3D printing chocolate is nothing new. We’ve seen ample examples of extrusion-based technologies depositing melted chocolate layer by layer to build up all kinds of simple shapes. Recently, however, a team from the Singapore University of Technology and Design (SUTD) has made a breakthrough in chocolate 3D printing, moving away from heated printing processes to a cold extrusion approach.
The technique devised by the team essentially allows for chocolate to be 3D printed at room temperature, which overcomes several limitations associated with hot-melt extrusion. The novel and mouth-watering technology, developed by a team from SUTD’s Soft Fluidics Lab is called Chocolate-based Ink 3D Printing or Ci3DP.

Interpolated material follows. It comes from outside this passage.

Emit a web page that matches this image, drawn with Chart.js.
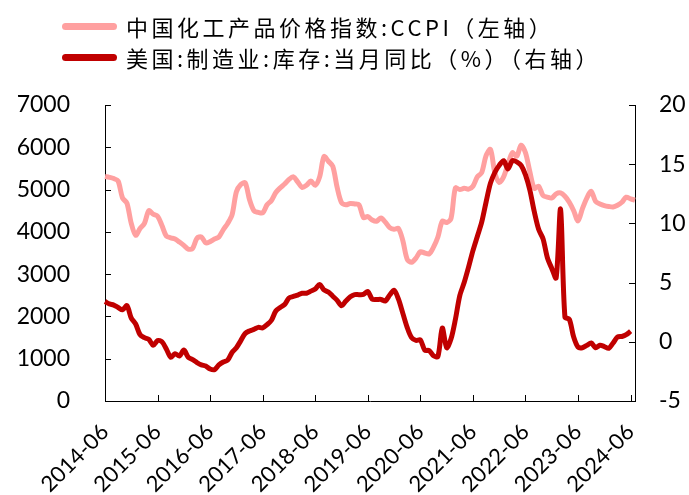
<!DOCTYPE html>
<html>
<head>
<meta charset="utf-8">
<script src="https://cdn.jsdelivr.net/npm/chart.js@4"></script>
<style>
  body { margin: 0; background: #fff; }
  #wrap { position: relative; width: 689px; height: 495px; }
  canvas { position: absolute; left: 0; top: 0; }
  .legend-row { position: absolute; left: 62px; height: 26px; display: flex; align-items: center;
    font-family: "Noto Sans CJK SC", sans-serif; font-size: 22px; letter-spacing: 3.5px; color: #000; white-space: nowrap; }
  .legend-line { width: 55px; height: 7px; border-radius: 4px; margin-right: 9px; }
</style>
</head>
<body>
<div id="wrap">
  <canvas id="chart" width="689" height="495"></canvas>
  <div class="legend-row" style="top:13px"><span class="legend-line" style="background:#FFA0A0"></span><span>中国化工产品价格指数:CCPI（左轴）</span></div>
  <div class="legend-row" style="top:44px"><span class="legend-line" style="background:#C00000"></span><span>美国:制造业:库存:当月同比（%）（右轴）</span></div>
</div>
<script>
// months 2014-06 .. 2024-07
const months = [];
for (let i = 0; i < 122; i++) {
    const y = 2014 + Math.floor((5 + i) / 12);
    const m = (5 + i) % 12 + 1;
    months.push(y + '-' + String(m).padStart(2, '0'));
}
const tickLabels = ['2014-06', '2015-06', '2016-06', '2017-06', '2018-06', '2019-06',
    '2020-06', '2021-06', '2022-06', '2023-06', '2024-06'];

// 中国化工产品价格指数 CCPI (left axis)
const ccpi = [
    5310, 5290, 5260, 5200, 4800, 4680, 4200, 3920, 4080, 4200, 4500, 4420,
    4370, 4150, 3900, 3860, 3830, 3760, 3680, 3590, 3610, 3850, 3880, 3740,
    3770, 3830, 3880, 4050, 4200, 4400, 4950, 5120, 5160, 4760, 4500, 4460,
    4450, 4640, 4740, 4930, 5040, 5130, 5240, 5300, 5180, 5050, 5100, 5200,
    5100, 5300, 5780, 5670, 5550, 5050, 4690, 4640, 4670, 4660, 4640, 4340,
    4360, 4280, 4250, 4330, 4230, 4100, 4060, 4080, 3790, 3350, 3280, 3380,
    3530, 3500, 3480, 3640, 3880, 4250, 4220, 4320, 5040, 5000, 5030, 5010,
    5080, 5300, 5400, 5800, 5950, 5400, 5170, 5300, 5600, 5870, 5790, 6050,
    5870, 5420, 5030, 5080, 4860, 4820, 4800, 4900, 4920, 4840, 4700, 4500,
    4260, 4550, 4800, 4960, 4720, 4660, 4620, 4600, 4590, 4630, 4700, 4820,
    4780, 4750
];

// 美国 制造业 库存 当月同比 % (right axis)
const usInv = [
    3.4, 3.2, 3.1, 2.9, 2.7, 3.05, 2.0, 1.5, 0.6, 0.35, 0.2, -0.3,
    0.1, 0.0, -0.6, -1.3, -1.0, -1.2, -0.7, -1.3, -1.5, -1.75, -1.95, -2.05,
    -2.3, -2.35, -1.95, -1.7, -1.55, -0.9, -0.5, 0.1, 0.7, 0.92, 1.05, 1.22,
    1.18, 1.45, 1.82, 2.6, 2.9, 3.15, 3.7, 3.83, 3.95, 4.1, 4.1, 4.28,
    4.46, 4.85, 4.38, 4.2, 3.85, 3.5, 3.05, 3.45, 3.8, 3.98, 3.98, 4.0,
    4.25, 3.6, 3.57, 3.58, 3.45, 3.95, 4.35, 3.6, 2.4, 1.2, 0.35, 0.12,
    0.15, -0.7, -0.74, -1.18, -1.24, 1.16, -0.5, 0.25, 1.9, 3.9, 5.0, 6.3,
    7.7, 8.9, 10.1, 11.8, 13.4, 14.3, 14.9, 15.3, 14.6, 15.3, 15.2, 14.9,
    14.1, 12.8, 11.0, 9.5, 8.7, 7.1, 6.2, 5.4, 11.2, 2.1, 1.9, 0.4,
    -0.45, -0.5, -0.3, -0.1, -0.5, -0.3, -0.4, -0.55, -0.1, 0.4, 0.45, 0.6,
    0.9, null
];

const axisFont = { family: 'Lato, "Open Sans", sans-serif', size: 23 };

// short tick marks pointing into the plot
const inwardTicks = {
    id: 'inwardTicks',
    afterDatasetsDraw(chart) {
        const ctx = chart.ctx;
        const { x, y, y1 } = chart.scales;
        const len = 6;
        ctx.save();
        ctx.strokeStyle = '#000';
        ctx.lineWidth = 1;
        ctx.beginPath();
        tickLabels.forEach(lbl => {
            const px = Math.round(x.getPixelForValue(months.indexOf(lbl))) + 0.5;
            ctx.moveTo(px, x.top);
            ctx.lineTo(px, x.top - len);
        });
        y.ticks.forEach(t => {
            const py = Math.round(y.getPixelForValue(t.value)) + 0.5;
            ctx.moveTo(y.right, py);
            ctx.lineTo(y.right + len, py);
        });
        y1.ticks.forEach(t => {
            const py = Math.round(y1.getPixelForValue(t.value)) + 0.5;
            ctx.moveTo(y1.left, py);
            ctx.lineTo(y1.left - len, py);
        });
        ctx.stroke();
        ctx.restore();
    }
};

new Chart(document.getElementById('chart'), {
    type: 'line',
    data: {
        labels: months,
        datasets: [
            {
                label: '中国化工产品价格指数:CCPI（左轴）',
                data: ccpi,
                yAxisID: 'y',
                borderColor: '#FFA0A0',
                borderWidth: 5,
                pointRadius: 0,
                tension: 0.3,
                order: 1
            },
            {
                label: '美国:制造业:库存:当月同比（%）（右轴）',
                data: usInv,
                yAxisID: 'y1',
                borderColor: '#C00000',
                borderWidth: 5,
                pointRadius: 0,
                tension: 0.3,
                order: 0
            }
        ]
    },
    options: {
        responsive: false,
        animation: false,
        devicePixelRatio: 1,
        layout: { padding: { top: 105, right: 0, left: 0, bottom: 0 } },
        plugins: { legend: { display: false }, tooltip: { enabled: false } },
        scales: {
            x: {
                grid: { display: false },
                border: { display: true, color: '#000', width: 1 },
                afterFit: s => { s.height = 94; },
                ticks: {
                    autoSkip: false,
                    maxRotation: 45,
                    minRotation: 45,
                    padding: 10,
                    color: '#000',
                    font: { family: axisFont.family, size: 22 },
                    callback: function (v, i) {
                        const l = months[i];
                        return l.endsWith('-06') ? l : null;
                    }
                }
            },
            y: {
                position: 'left',
                min: 0,
                max: 7000,
                grid: { display: false },
                border: { display: true, color: '#000', width: 1 },
                afterFit: s => { s.width = 105; },
                ticks: { stepSize: 1000, padding: 27, color: '#000', font: axisFont,
                    callback: v => String(v) }
            },
            y1: {
                position: 'right',
                min: -5,
                max: 20,
                grid: { display: false },
                border: { display: true, color: '#000', width: 1 },
                afterFit: s => { s.width = 54; },
                ticks: { stepSize: 5, padding: 16, color: '#000', font: axisFont,
                    callback: v => String(v) }
            }
        }
    },
    plugins: [inwardTicks]
});
</script>
</body>
</html>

As opposed to hot-melt extrusion, which relies on hot temperatures to keep the printing material viscous, cold extrusion depends on the rheology of printing ink—that is to say, the flowability of the material—at the operating temperature.
In the Ci3DP process, chocolate products (such as syrup or paste) were mixed with cocoa powder to change the rheology of the ink. The more cocoa powder was added, the higher the shear-thinning properties and viscosity. In texture, the cocoa-loaded inks were not unlike toothpaste, in that they stopped flowing at rest.
The simple approach was demonstrated by the SUTD team by 3D printing models made from syrup and paste-based inks. Chocolate morsels with varying textures were also printed using a combination of the different inks. For example, the team 3D printed a semi-solid enclosure and a liquid filling at the same time. (The question of how the caramel is put in the Caramilk bar takes on a whole new dimension!)
Dr. Rahul Karyappa, the lead author of the study at SUTD, commented on the novel technology, saying: “The simplicity and flexibility of Ci3DP offer great potential in fabricating complex chocolate-based products without the need for temperature control.”
Typically, in the hot-melt extrusion process for chocolate, temperatures must be maintained between 31 and 36 degrees Celsius—a narrow range which can be challenging to control and restrictive. With cold extrusion, however, the process is untethered from the temperature restrictions.
“Ci3DP is capable of fabricating customized food in a wide range of materials with tailored textures and optimized nutritional content,” added Michinao Hashimoto, Principal Investigator and Assistant Professor at SUTD. “This new approach also widens the industry’s capabilities in 3D food printing, allowing for the cold-extrusion of food products that are temperature sensitive.”